Myers' argument is really as nonsensical as the argument that individuals shouldn't have children, because they might grow up to be serial killers. Sure they might. And they might grow up to be wonderful people. Saint or sinner, we can't predict before hand, and we can't possibly imagine what our descendents on Titan a hundred thousand years from now will be like. But I can't imagine what my descendents on Earth will be like in a hundred thousand years either -- will they be Scientologists or atheists, vegetarian or live-kitten-brain eaters, collectivists or anarchists?

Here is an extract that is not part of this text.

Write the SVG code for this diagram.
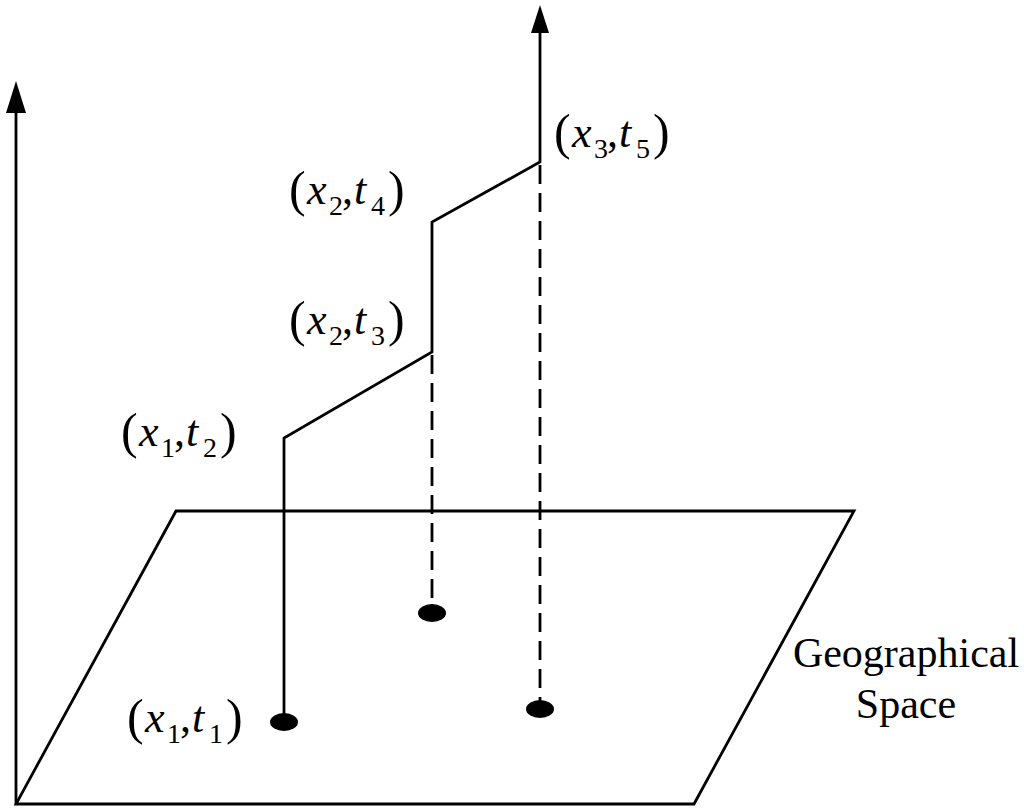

We are the first species on the planet that can guide our evolutionary children, both genetically and culturally. Eventually, of course, just as English culture in the American colonies mutated into American culture, our children on Titan and Mars will create their own biology and culture. But in the meantime, we have the ability (and hopefully the will) to instill in them values that we will approve of, so they don't become naked mole apes.

1 comment:

Anonymous said...

Hawking got flamed because he spoke about hope. The fact that Hawking's message of hope can draw such a reaction is a measure of how much our governments rely on a general feeling of hopelessness to maintain power, and how much people rely on a general feeling of hopelessness to justify their own inaction - hopelessness about the future, hopelessness about the environment, hopelessness about anything getting any better.

Anyone who challenges this moribund safety net can sadly expect a violent reaction.

But I have a hope that life will not always be this way. If not us, then sooner or later our Asian or African successors on the world stage will lead the way to a better age.